The Lean Startup by Eric Ries

When I went on my first book ‘shopping spree’ of 2018 to find some promising reading material to prepare me for my transition from corporate to startup life, one of the few books that kept coming up in most ‘best-of’ lists was The Lean Startup.

Written by Eric Ries and first published in 2011, it lays out a scientific approach to new business building with the ambition of helping aspiring founders decrease waste and improve their chances of success. Ries has previously worked on quite a few startups and liberally shares from his experience as the CTO and co-founder at IMVU and as advisor to many other startups (including some rather well known ones like Dropbox).

Key ideas:

  • Validated learning: Ries argues in favor of a new goal for startups operating under conditions of extreme uncertainty – validated learning. This means empirically discovering valuable truths about the business prospects of the company by measuring what’s really going on, especially around actual customer needs.
  • Core assumptions: To get to validated learning, we should state our hypotheses clearly in advance and then test them. The two main hypotheses for most startups are the value hypothesis (will, and if yes, how will a new product or service deliver value to its customers) and the growth hypothesis (how will new customers discover the product or service).
  • Build-Measure-Learn feedback loop: A key theme is getting to real-world evidence fast by completing something Ries calls the ‘Build-Measure-Learn’ feedback loop. This is also where the idea of the minimum viable product (MVP) is introduced – a concept that’s by now penetrated corporate thinking quite successfully. The goal behind an MVP is building a version of a new product that can go through the full feedback loop as quickly as possible and thus generate the desired evidence.
  • Innovation accounting: Linked to the feedback loop is the concept of ‘innovation accounting’. Ries proposes a new kind of accounting for startups to replace traditional accounting (which is not really appropriate for a startup setting). The first step towards innovation accounting is to quickly build an MVP and establish a baseline for actionable metrics. After this comes ‘tuning the engine’ by rapidly and continuously optimizing the product aiming at improving those metrics. In the third step comes the moment of truth: pivot (i.e., adjust the strategy) or persevere. For all of these metrics, we should ideally use cohort analysis (looking at each batch of new customers as they come in) instead of traditional gross metrics.
  • Engines of growth: Diving a bit deeper into the growth hypothesis from above, the book outlines 3 main possible engines of growth. First, there’s ‘sticky growth’ which focuses on customer retention. Second, there’s ‘viral growth’ were every new customer acquires additional new customers for the company (resulting in a ‘viral loop’). Finally, there’s paid growth which works if acquisition costs are smaller than a new customer’s lifetime value.
  • Fives Whys: As a new business grows, the balance between continued speed and fixing newly developing problems requires a new approach to maintain the agility and responsiveness that comes with the methods presented. Here, the Lean principle of asking ‘why’ 5 times is introduced. This allows for identifying human root causes behind seemingly technical problems. By making ‘proportional investments’ into fixing problems (depending on how much pain an issue causes), a startup can stay nimble as it grows.
  • Innovation sandboxes: In the end, Ries also discusses how to get the Lean Startup principles into a corporate environment and develop new business while protecting the existing core business as much as necessary. His favored setup are clearly defined innovation sandboxes where ever increasing aspects of a product or service (he uses the example of the pricing page in a sales process) are exposed to the new methods.
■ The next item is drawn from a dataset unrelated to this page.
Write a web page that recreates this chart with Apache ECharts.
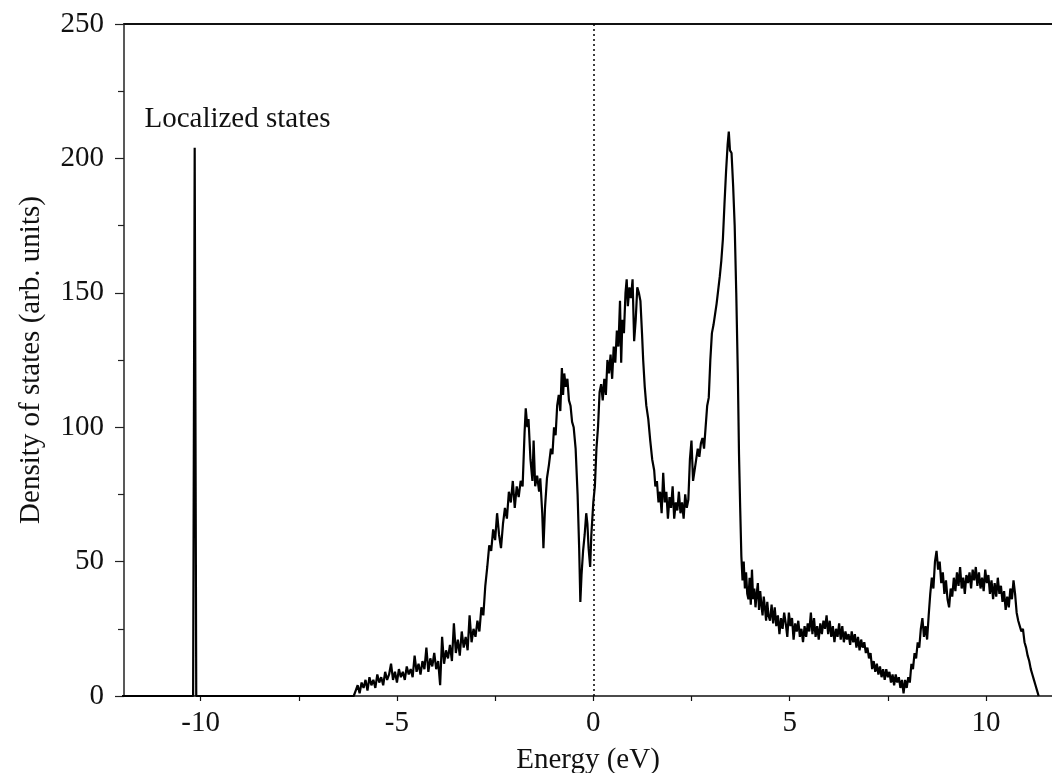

I’ve come across many of the concepts of The Lean Startup in the past few years – testament to the exceptional success the book and its ideas have enjoyed. At the same time, reading them in the original context and with vibrant examples did add quite a bit to my own understanding. I’m convinced I’ll be able to quickly apply many things, especially around testing leap-of-faith assumptions and cohort analyses. The latter comes somewhat unnaturally to classically trained managers and I remember quite a tough time trying to get them implemented and used at my last role.

The only bits that seemed a bit less thought through came in the end with the prescriptions (e.g., for expansive research programs). While I liked some ideas (such as the overall approach of a long-term stock market), I wasn’t fully convinced.

Would I read it again: Yes.

Recommended for: Entrepreneurs (or ‘innovation managers’) both in startups as well as established corporates.